Watermelons were in high demand due in large part to the short supply. Georgia acreage decreased almost 4,000 acres this year. Imports from Mexico were down 10% overall for the season, according to Arney. Because of weather-related issues, Georgia’s crop did not start until 7 to 10 days later than normal.
Typically, Georgia and North Florida harvest watermelons at about the same time, which could lead to a surplus on Memorial Day weekend. That did not happen this year, however.
There were even fears of a shortage at various times during the growing season.
“You had a combination of the lateness of Georgia, of the Mexican crop being down around 10% overall for the season and the flavor being exceptional. All of those things brought a situation where you did have a shortage,” said Arney, who’s concerned about the current impact that Hurricane Isaias will have on watermelon production along the Atlantic Coast. “Who knows, there may even be more of a shortage (now) with the weather. Watermelons like rain, but too much rain means the guys can’t get into the fields if they’re using these school buses to harvest.
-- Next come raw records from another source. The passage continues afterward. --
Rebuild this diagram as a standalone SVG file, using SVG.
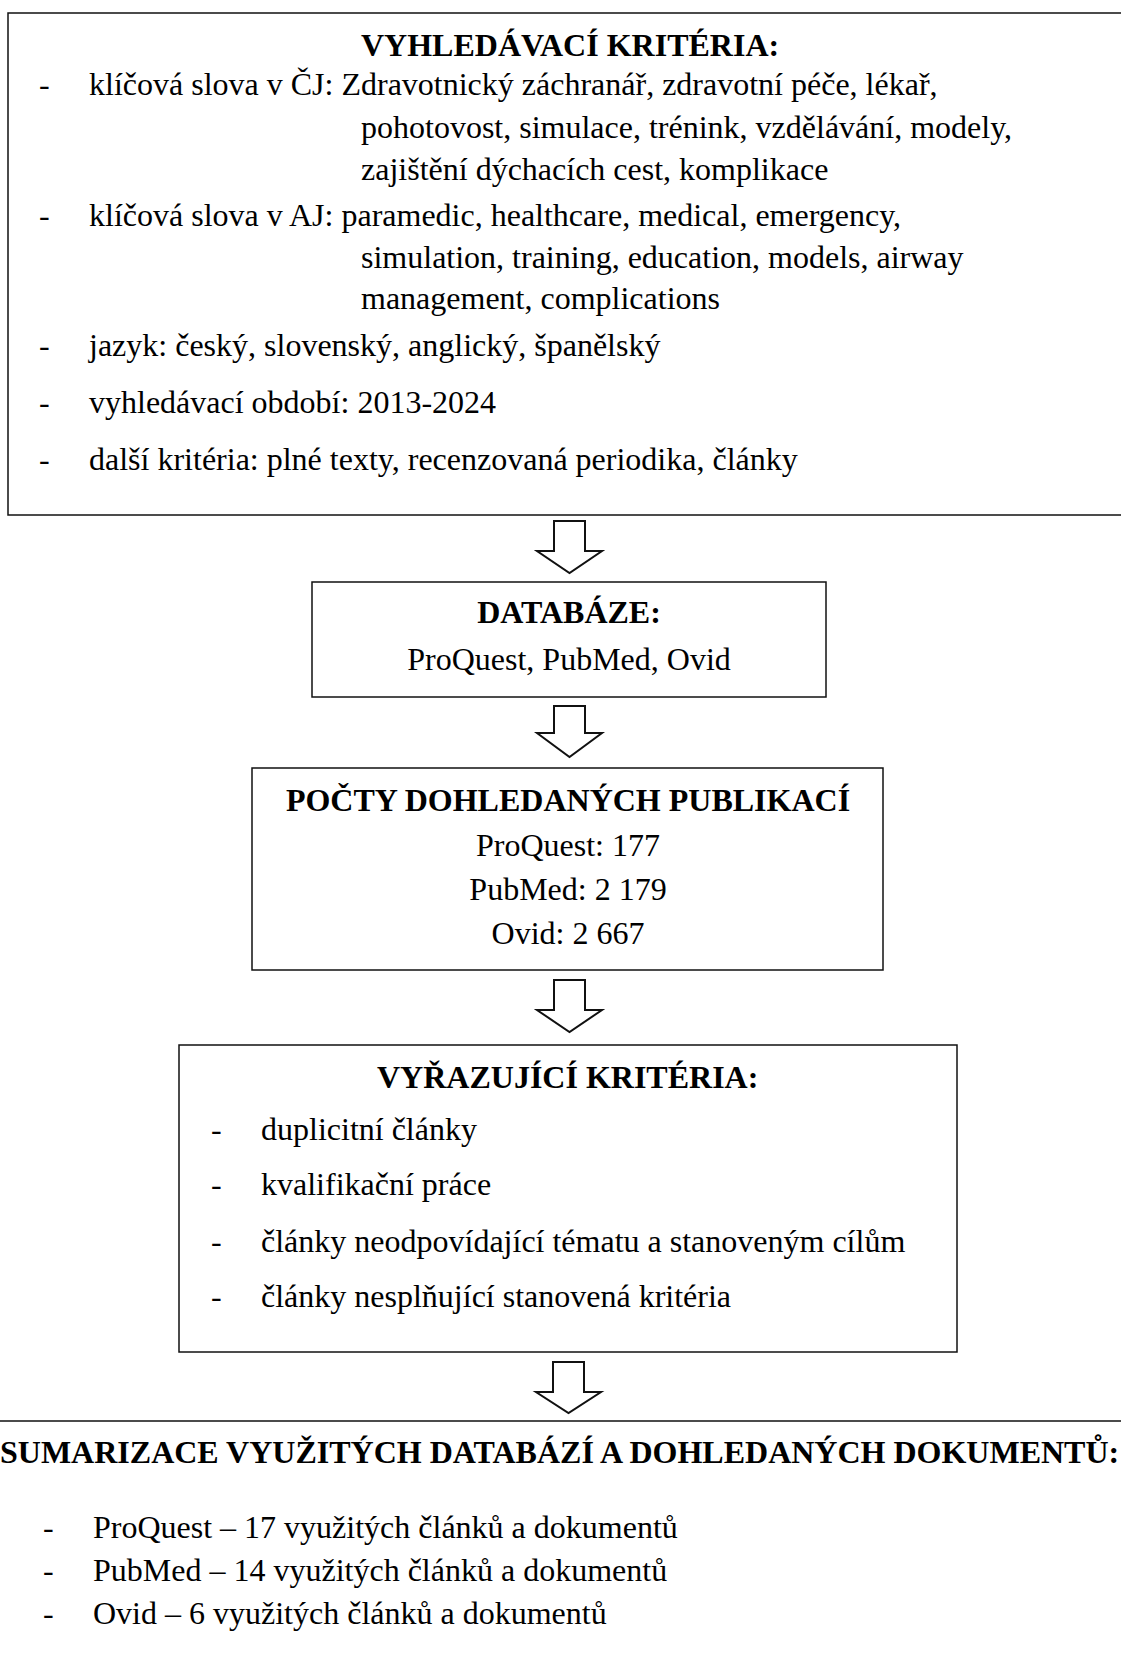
<svg xmlns="http://www.w3.org/2000/svg" width="1121" height="1657" viewBox="0 0 1121 1657">
<style>
  .box { fill: #ffffff; stroke: #111111; stroke-width: 1.5; }
  .arrow { fill: #ffffff; stroke: #111111; stroke-width: 2; stroke-linejoin: miter; }
  text { font-family: "Liberation Serif", "Times New Roman", "DejaVu Serif", serif; font-size: 32px; fill: #000000; }
  .b { font-weight: bold; }
  .c { text-anchor: middle; }
</style>
<rect x="0" y="0" width="1121" height="1657" fill="#ffffff"/>

<g id="node-vyhledavaci-kriteria">
  <rect class="box" x="8" y="13" width="1130" height="502"/>
  <text class="b" x="361" y="56">VYHLEDÁVACÍ KRITÉRIA:</text>
  <text x="39" y="95">-</text>
  <text x="89" y="95">klíčová slova v ČJ: Zdravotnický záchranář, zdravotní péče, lékař,</text>
  <text x="361" y="138">pohotovost, simulace, trénink, vzdělávání, modely,</text>
  <text x="361" y="180">zajištění dýchacích cest, komplikace</text>
  <text x="39" y="226">-</text>
  <text x="89" y="226">klíčová slova v AJ: paramedic, healthcare, medical, emergency,</text>
  <text x="361" y="268">simulation, training, education, models, airway</text>
  <text x="361" y="309">management, complications</text>
  <text x="39" y="356">-</text>
  <text x="89" y="356">jazyk: český, slovenský, anglický, španělský</text>
  <text x="39" y="413">-</text>
  <text x="89" y="413">vyhledávací období: 2013-2024</text>
  <text x="39" y="470">-</text>
  <text x="89" y="470">další kritéria: plné texty, recenzovaná periodika, články</text>
</g>

<g id="node-databaze">
  <rect class="box" x="312" y="582" width="514" height="115"/>
  <text class="b c" x="569" y="623">DATABÁZE:</text>
  <text class="c" x="569" y="670">ProQuest, PubMed, Ovid</text>
</g>

<g id="node-pocty">
  <rect class="box" x="252" y="768" width="631" height="202"/>
  <text class="b c" x="568" y="811">POČTY DOHLEDANÝCH PUBLIKACÍ</text>
  <text class="c" x="568" y="856">ProQuest: 177</text>
  <text class="c" x="568" y="900">PubMed: 2 179</text>
  <text class="c" x="568" y="944">Ovid: 2 667</text>
</g>

<g id="node-vyrazujici-kriteria">
  <rect class="box" x="179" y="1045" width="778" height="307"/>
  <text class="b" x="377" y="1088">VYŘAZUJÍCÍ KRITÉRIA:</text>
  <text x="211" y="1140">-</text>
  <text x="261" y="1140">duplicitní články</text>
  <text x="211" y="1195">-</text>
  <text x="261" y="1195">kvalifikační práce</text>
  <text x="211" y="1252">-</text>
  <text x="261" y="1252">články neodpovídající tématu a stanoveným cílům</text>
  <text x="211" y="1307">-</text>
  <text x="261" y="1307">články nesplňující stanovená kritéria</text>
</g>

<g id="node-sumarizace">
  <rect class="box" x="-10" y="1421" width="1150" height="260"/>
  <text class="b" x="0" y="1463">SUMARIZACE VYUŽITÝCH DATABÁZÍ A DOHLEDANÝCH DOKUMENTŮ:</text>
  <text x="43" y="1538">-</text>
  <text x="93" y="1538">ProQuest – 17 využitých článků a dokumentů</text>
  <text x="43" y="1581">-</text>
  <text x="93" y="1581">PubMed – 14 využitých článků a dokumentů</text>
  <text x="43" y="1624">-</text>
  <text x="93" y="1624">Ovid – 6 využitých článků a dokumentů</text>
</g>

<g id="connectors">
  <polygon class="arrow" points="554,521 585,521 585,551 602,551 569.5,573 537,551 554,551"/>
  <polygon class="arrow" points="554,706 585,706 585,733 602,733 569.5,757 537,733 554,733"/>
  <polygon class="arrow" points="554,980 585,980 585,1010 602,1010 569.5,1032 537,1010 554,1010"/>
  <polygon class="arrow" points="553,1362 584,1362 584,1392 601,1392 568.5,1413 536,1392 553,1392"/>
</g>
</svg>
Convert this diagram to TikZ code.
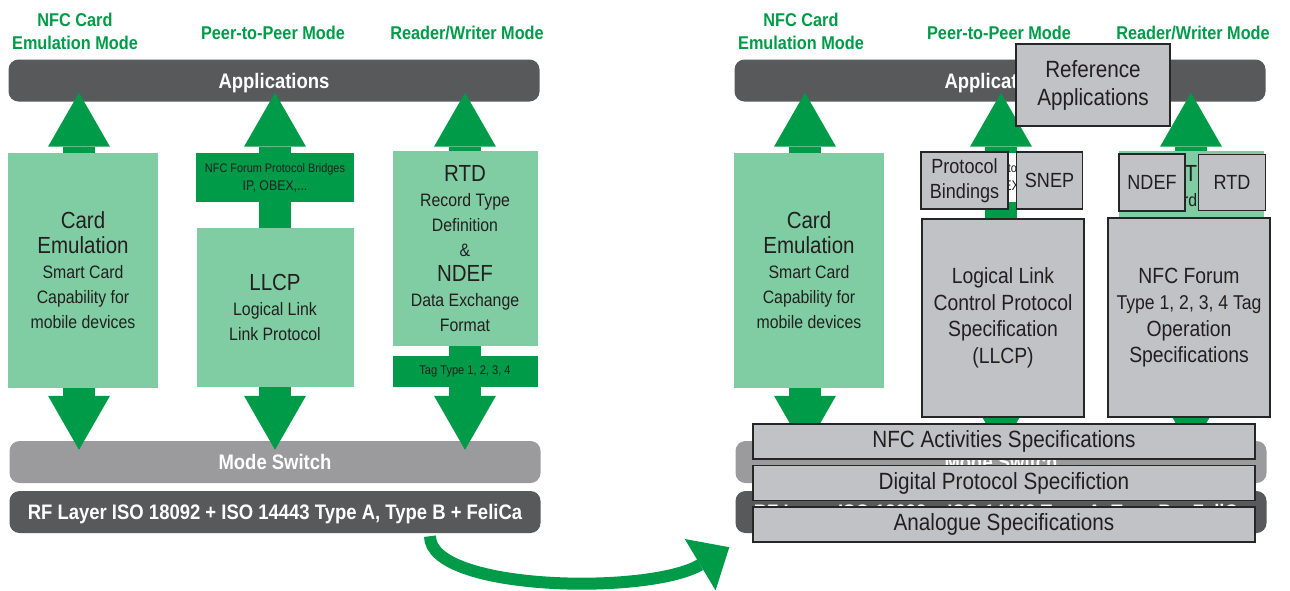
\documentclass[tikz,border=0pt]{standalone}
\usepackage{fontspec}
\setmainfont[FakeStretch=0.88]{Liberation Sans}
\usetikzlibrary{positioning, calc, arrows.meta}

\definecolor{nfcgreen}{RGB}{0,155,72}
\definecolor{lightgreen}{RGB}{128,205,164}
\definecolor{darkbar}{RGB}{88,89,91}
\definecolor{midbar}{RGB}{155,155,157}
\definecolor{specgray}{RGB}{193,194,198}
\definecolor{inktext}{RGB}{35,31,32}

\newcommand{\fs}[2]{\fontsize{#1}{#2}\selectfont}
\newcommand{\boxtitle}{\fs{23.3}{29}}

\tikzset{
    bar/.style={rounded corners=10pt, minimum width=531pt, minimum height=42pt,
        inner sep=0pt, text depth=0pt, text=white, font=\fs{21}{25}\bfseries},
    modelabel/.style={text=nfcgreen, font=\fs{18.5}{23}\bfseries, align=center},
    greenbox/.style={fill=lightgreen, text=inktext, align=center, inner sep=0pt,
        font=\fs{18}{25}},
    bridgebox/.style={fill=nfcgreen, text=inktext, align=center, inner sep=0pt},
    bigarrow/.style={draw=nfcgreen, line width=32pt,
        -{Triangle[width=62pt, length=54pt, line width=0pt]}},
    shaft/.style={draw=nfcgreen, line width=32pt},
    curvearrow/.style={draw=nfcgreen, line width=12pt,
        -{Triangle[width=60pt, length=34pt, line width=0pt]}},
    spec/.style={draw=black!85, line width=1.5pt, fill=specgray, text=inktext,
        align=center, inner sep=0pt},
}

% one complete NFC stack, drawn twice
\newcommand{\nfcpanel}{
    % Mode headings
    \node[modelabel] (cemode) at (75,31) {NFC Card\\Emulation Mode};
    \node[modelabel] (p2pmode) at (273,33) {Peer-to-Peer Mode};
    \node[modelabel] (rwmode) at (467,33) {Reader/Writer Mode};

    % Bars
    \node[bar, fill=darkbar] (apps) at (274,80.5) {Applications};
    \node[bar, fill=midbar] (mode) at (275,462) {Mode Switch};
    \node[bar, fill=darkbar] (rf) at (275,512)
        {RF Layer ISO 18092 + ISO 14443 Type A, Type B + FeliCa};

    % Mode columns
    \node[greenbox, minimum width=150pt, minimum height=235pt] (card) at (83,270.5)
        {\boxtitle Card\\\boxtitle Emulation\\Smart Card\\Capability for\\mobile devices};
    \node[bridgebox, minimum width=158pt, minimum height=49pt, font=\fs{14}{18}] (bridge)
        at (275,177.5) {\fs{12.4}{16}NFC Forum Protocol Bridges\\IP, OBEX,...};
    \node[greenbox, minimum width=157pt, minimum height=159pt] (llcp) at (275,307.5)
        {\boxtitle LLCP\\Logical Link\\Link Protocol};
    \node[greenbox, minimum width=145pt, minimum height=195pt] (rtd) at (465,248.5)
        {\boxtitle RTD\\Record Type\\Definition\\\&\\\boxtitle NDEF\\Data Exchange\\Format};
    \node[bridgebox, minimum width=145pt, minimum height=31pt, font=\fs{12.6}{15}] (tag)
        at (465,371.5) {Tag Type 1, 2, 3, 4};

    % Arrows
    \draw[bigarrow] ([xshift=-4pt]card.north) -- ($(card.north |- apps.south)+(-4,-9)$);
    \draw[bigarrow] ([xshift=-4pt]card.south) -- ($(card.south |- mode.north)+(-4,9)$);
    \draw[bigarrow] (bridge.north) -- ($(bridge.north |- apps.south)+(0,-9)$);
    \draw[shaft] (llcp.north) -- (bridge.south);
    \draw[bigarrow] (llcp.south) -- ($(llcp.south |- mode.north)+(0,9)$);
    \draw[bigarrow] (rtd.north) -- ($(rtd.north |- apps.south)+(0,-9)$);
    \draw[shaft] (rtd.south) -- (tag.north);
    \draw[bigarrow] (tag.south) -- ($(tag.south |- mode.north)+(0,9)$);
}

\begin{document}
\begin{tikzpicture}[x=1pt, y=-1pt]

    \useasboundingbox (0,0) rectangle (1290,590);

    % Left: NFC Forum architecture
    \nfcpanel

    % Right: same stack with the specifications on top
    \begin{scope}[xshift=726pt, name prefix=r-, bridgebox/.append style={fill=white}]
        \nfcpanel
    \end{scope}

    \node[spec, minimum width=154pt, minimum height=82pt, font=\fs{23.5}{28}] (refapp)
        at (1093,85) {Reference\\Applications};
    \node[spec, minimum width=87pt, minimum height=57pt, font=\fs{20.5}{24.5}] (bind)
        at (964.5,180.5) {Protocol\\Bindings};
    \node[spec, minimum width=66pt, minimum height=57pt, font=\fs{20.5}{24.5}] (snep)
        [right=7pt of bind] {SNEP};
    \node[spec, minimum width=66pt, minimum height=57pt, font=\fs{20.5}{24.5}] (ndef)
        at (1152,182.5) {NDEF};
    \node[spec, minimum width=67pt, minimum height=56pt, font=\fs{20.5}{24.5}] (rtdspec)
        [right=12pt of ndef] {RTD};
    \node[spec, minimum width=162pt, minimum height=198pt, font=\fs{22}{26.5}] (llcpspec)
        at (1003,318) {Logical Link\\Control Protocol\\Specification\\(LLCP)};
    \node[spec, minimum width=162pt, minimum height=199pt, font=\fs{22}{26.5}] (tagspec)
        at (1189,317.5) {NFC Forum\\\fs{20}{26.5}Type 1, 2, 3, 4 Tag\\Operation\\Specifications};
    \node[spec, minimum width=502pt, minimum height=35pt, font=\fs{23.5}{28}] (act)
        at (1004,441.5) {NFC Activities Specifications};
    \node[spec, minimum width=502pt, minimum height=35pt, font=\fs{23.5}{28}] (dig)
        [below=5pt of act] {Digital Protocol Specifiction};
    \node[spec, minimum width=502pt, minimum height=35pt, font=\fs{23.5}{28}] (ana)
        [below=5pt of dig] {Analogue Specifications};

    % From the left stack to the right one
    \coordinate (curveend) at ($(r-rf.south west)+(-6,14)$);
    \draw[curvearrow] ($(rf.south)+(155,3)$) .. controls +(0,55) and +(-80,48) .. (curveend);

\end{tikzpicture}
\end{document}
They have to wait until things dry out. That could delay as well.”
Little Impact From COVID-19
While COVID-19 impacted the food service industry, as restaurants closed in response to the pandemic, watermelons were not one of commodities that felt the brunt of the impact.
“The first couple of weeks it was panic time. We saw some pretty big slumps. Then all of a sudden, things started taking off. It was like, wow, what’s going on. Well, No. 1, flavor has been really good. I had one grower describe it as a vintage year. He’s been in the watermelon business forever and said, ‘I can’t remember a crop with this good of a flavor.’ That certainly helped,” Arney said. “I think produce in general is up because so many people are sheltered and can’t go to restaurants even though there’s been a little bit of openings. But because so many people are not eating in restaurants; they’ve got to eat, so they’re going to either order online or go to the grocery store. Watermelon’s a great bargain. It’s healthy.
“Watermelon’s an excellent source of Vitamin C and it’s also probably one of the better bargains, if not the best bargain for fruits at costs per serving, which is around 17 cents.”